Insist on the Right Room
Without stakeholders and engineers both present at the trade-off conversations, the MVP either over-commits scope or quietly excludes the people who have to deliver it.
Time-Box Hard
Each exercise has a recommended duration. Honor it. The discipline of timeboxing is what keeps the week from turning into a sequence of unresolved discussions.
Capture Decisions, Not Just Outputs
The artifacts (MVP Canvas, personas, journeys) matter, but so does the trail of trade-offs behind them. Note what was rejected and why so the decisions can be revisited.
Plan the First Sprint Inside the Inception
End the week with the team knowing what they will start on Monday. Without a concrete next step, the energy and alignment of the workshop fade fast.
Plan for Re-Inception
The MVP Canvas is a snapshot, not a contract. Schedule a checkpoint — six weeks, three months — to revisit assumptions with the evidence the team has now gathered.
Summary
Lean Inception is a tool for the moment between strategic intent and team commitment. It replaces the long inception of upfront documents with a fast, collaborative week that produces just enough shared understanding for the team to start building with confidence and just enough explicit scope to avoid the early sprints disappearing into endless framing conversations.

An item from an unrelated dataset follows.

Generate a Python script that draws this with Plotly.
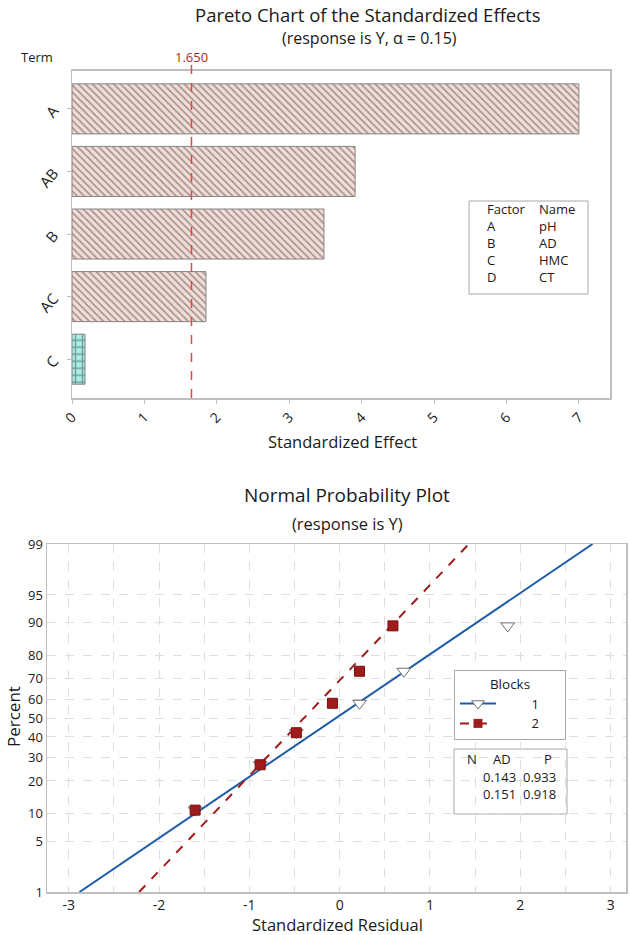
import plotly.graph_objects as go
from statistics import NormalDist

W, H = 630, 935
FONT = "Open Sans"
TXT = "#1a1a1a"
FRAME = "#bfbfbf"
GRID = "#dedede"


def px(x):
    return x / W


def py(y):
    return 1 - y / H


# ---------------- Pareto chart data ----------------
terms = ["A", "AB", "B", "AC", "C"]
effects = [7.00, 3.91, 3.48, 1.85, 0.18]
critical_value = 1.650
effect_ticks = [0, 1, 2, 3, 4, 5, 6, 7]
factors = ["A", "B", "C", "D"]
factor_names = ["pH", "AD", "HMC", "CT"]

# ---------------- Normal probability plot data ----------------
percent_ticks = [1, 5, 10, 20, 30, 40, 50, 60, 70, 80, 90, 95, 99]
resid_ticks = [-3, -2, -1, 0, 1, 2, 3]
block1_resid = [-1.60, -0.88, -0.48, 0.22, 0.71, 1.86]
block1_pct = [10.9, 26.6, 42.2, 57.8, 73.4, 89.1]
block2_resid = [-1.60, -0.88, -0.48, -0.08, 0.22, 0.59]
block2_pct = [10.9, 26.6, 42.2, 57.8, 73.4, 89.1]
fit1_resid = [-2.88, 2.80]
fit1_pct = [1, 99]
fit2_resid = [-2.22, 1.43]
fit2_pct = [1, 99]
block_names = ["1", "2"]
ad_values = ["0.143", "0.151"]
p_values = ["0.933", "0.918"]

nd = NormalDist()


def z(pcts):
    return [nd.inv_cdf(p / 100.0) for p in pcts]


BLUE = "#1f5ca8"
RED = "#a01c1c"

fig = go.Figure()

# Pareto bars
sig = [e > critical_value for e in effects]
fig.add_trace(go.Bar(
    x=effects, y=terms, orientation="h",
    marker=dict(
        color=["#f3dcd5" if s else "#a6efe6" for s in sig],
        line=dict(color="#858585", width=1),
        pattern=dict(
            shape=["\\" if s else "+" for s in sig],
            fgcolor=["#3c3c3c" if s else "#2f4a4a" for s in sig],
            size=[5 if s else 7 for s in sig], solidity=[0.3 if s else 0.35 for s in sig],
        ),
    ),
    xaxis="x", yaxis="y", showlegend=False, hoverinfo="x+y",
))

# Normal probability plot: fitted lines
fig.add_trace(go.Scatter(x=fit1_resid, y=z(fit1_pct), mode="lines",
                         line=dict(color=BLUE, width=2), xaxis="x2", yaxis="y2",
                         showlegend=False))
fig.add_trace(go.Scatter(x=fit2_resid, y=z(fit2_pct), mode="lines",
                         line=dict(color=RED, width=2, dash="dash"), xaxis="x2", yaxis="y2",
                         showlegend=False))
# points
fig.add_trace(go.Scatter(x=block1_resid, y=z(block1_pct), mode="markers",
                         marker=dict(symbol="triangle-down", size=12, color="white",
                                     line=dict(color="#6e6e6e", width=1)),
                         xaxis="x2", yaxis="y2", showlegend=False))
fig.add_trace(go.Scatter(x=block2_resid, y=z(block2_pct), mode="markers",
                         marker=dict(symbol="square", size=10, color=RED,
                                     line=dict(color="#7a1010", width=1)),
                         xaxis="x2", yaxis="y2", showlegend=False))
# legend entries
NB = "\u00a0"
fig.add_trace(go.Scatter(x=[None], y=[None], mode="lines+markers",
                         name=NB * 9 + block_names[0] + NB * 6,
                         line=dict(color=BLUE, width=2),
                         marker=dict(symbol="triangle-down", size=11, color="white",
                                     line=dict(color="#6e6e6e", width=1)),
                         xaxis="x2", yaxis="y2", showlegend=True))
fig.add_trace(go.Scatter(x=[None], y=[None], mode="lines+markers",
                         name=NB * 9 + block_names[1] + NB * 6,
                         line=dict(color=RED, width=2, dash="dash"),
                         marker=dict(symbol="square", size=9, color=RED),
                         xaxis="x2", yaxis="y2", showlegend=True))

annotations = []


def ann(text, x, y, size=13, color=TXT, xanchor="center", textangle=0, xref="paper",
        align="center"):
    annotations.append(dict(text=text, x=x, y=y, xref=xref, yref="paper",
                            xanchor=xanchor, yanchor="middle", showarrow=False,
                            textangle=textangle, align=align,
                            font=dict(family=FONT, size=size, color=color)))


# Pareto titles
ann("Pareto Chart of the Standardized Effects", px(368), py(14), size=18.5)
ann("(response is Y, \u03b1 = 0.15)", px(369), py(38), size=16)
ann("Term", px(37), py(57), size=13)
ann(f"{critical_value:.3f}", critical_value, py(57), size=13, color="#a52a2a", xref="x")
ann("Standardized Effect", px(342), py(442), size=16.5)

# factor table (one multi-line text per column)
ann("<br>".join(["Factor"] + factors), px(485), py(243), size=13, xanchor="left", align="left")
ann("<br>".join(["Name"] + factor_names), px(537), py(243), size=13, xanchor="left", align="left")

# Normal plot titles
ann("Normal Probability Plot", px(347), py(495), size=19)
ann("(response is Y)", px(347), py(523), size=16.5)
ann("Standardized Residual", px(337), py(924), size=16.5)
ann("Percent", px(13), py(717), size=17, textangle=-90)

# N AD P table
ann("N", px(472), py(759), size=13)
ann("AD", px(502), py(759), size=13)
ann("P", px(548), py(759), size=13)
ann("<br>".join(ad_values), px(499), py(785), size=13)
ann("<br>".join(p_values), px(539), py(785), size=13)

shapes = [
    # critical value line
    dict(type="line", xref="x", yref="paper", x0=critical_value, x1=critical_value,
         y0=py(398), y1=py(63), line=dict(color="#e04848", width=1.5, dash="dash")),
    # factor table box
    dict(type="rect", xref="paper", yref="paper", x0=px(469), x1=px(588),
         y0=py(294), y1=py(201), line=dict(color="#a8a8a8", width=1), fillcolor="rgba(0,0,0,0)"),
    # N AD P box
    dict(type="rect", xref="paper", yref="paper", x0=px(454), x1=px(567),
         y0=py(814), y1=py(749), line=dict(color="#a8a8a8", width=1), fillcolor="white",
         layer="below"),
]

tickfont = dict(family=FONT, size=14, color=TXT)

fig.update_layout(
    width=W, height=H,
    margin=dict(l=0, r=0, t=0, b=0, autoexpand=False),
    paper_bgcolor="white", plot_bgcolor="white",
    font=dict(family=FONT, color=TXT),
    bargap=0.2,
    annotations=annotations,
    shapes=shapes,
    xaxis=dict(domain=[px(72), px(610)], anchor="y", range=[0, 7.43], automargin=False,
               tickvals=effect_ticks, tickangle=-45, ticks="outside", ticklen=4,
               tickcolor=FRAME, showline=True, mirror=True, linecolor=FRAME, linewidth=1.5,
               showgrid=False, zeroline=False, tickfont=tickfont, fixedrange=True),
    yaxis=dict(domain=[py(398), py(70.7)], anchor="x", type="category", automargin=False,
               categoryorder="array", categoryarray=terms, range=[4.62, -0.61],
               tickangle=-50, ticks="outside", ticklen=4, tickcolor=FRAME,
               ticklabelstandoff=10,
               showline=True, mirror=True, linecolor=FRAME, linewidth=1.5,
               showgrid=False, tickfont=dict(family=FONT, size=15, color=TXT), fixedrange=True),
    xaxis2=dict(domain=[px(47), px(626)], anchor="y2", range=[-3.24, 3.17], automargin=False,
                tickvals=resid_ticks, ticktext=[str(t) for t in resid_ticks],
                ticks="", showline=True, mirror=True, linecolor=FRAME, linewidth=1.5,
                showgrid=True, gridcolor=GRID, griddash="dash", gridwidth=1,
                minor=dict(dtick=0.5, showgrid=True, gridcolor=GRID, griddash="dash"),
                zeroline=False, tickfont=tickfont, fixedrange=True),
    yaxis2=dict(domain=[py(892), py(544)], anchor="x2", automargin=False,
                range=[nd.inv_cdf(0.01), nd.inv_cdf(0.99)],
                tickvals=z(percent_ticks), ticktext=[str(p) for p in percent_ticks],
                ticks="", showline=True, mirror=True, linecolor=FRAME, linewidth=1.5,
                showgrid=True, gridcolor=GRID, griddash="dash", gridwidth=1,
                zeroline=False, tickfont=dict(family=FONT, size=13, color=TXT), fixedrange=True),
    legend=dict(x=px(454), y=py(670), xanchor="left", yanchor="top",
                bgcolor="white", bordercolor="#a8a8a8", borderwidth=1,
                title=dict(text="Blocks", side="top center",
                           font=dict(family=FONT, size=13.5, color=TXT)),
                font=dict(family=FONT, size=13, color=TXT),
                tracegroupgap=0, itemwidth=36),
)

fig.write_html("out.html", config={"displayModeBar": False, "staticPlot": True},
               post_script="document.body.style.margin='0';")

It is not the right tool for every situation. For products with strong existing direction or teams already deep into delivery, the format is overkill. But for new products, major pivots, or any time the question "are we sure what we're building?" feels uncomfortable, the cost of a Lean Inception week is small compared to the cost of finding out later that the team and the stakeholders were never quite aligned.
- Caroli, P. (2018). Lean Inception: How to Align People and Build the Right Product. Editora Caroli.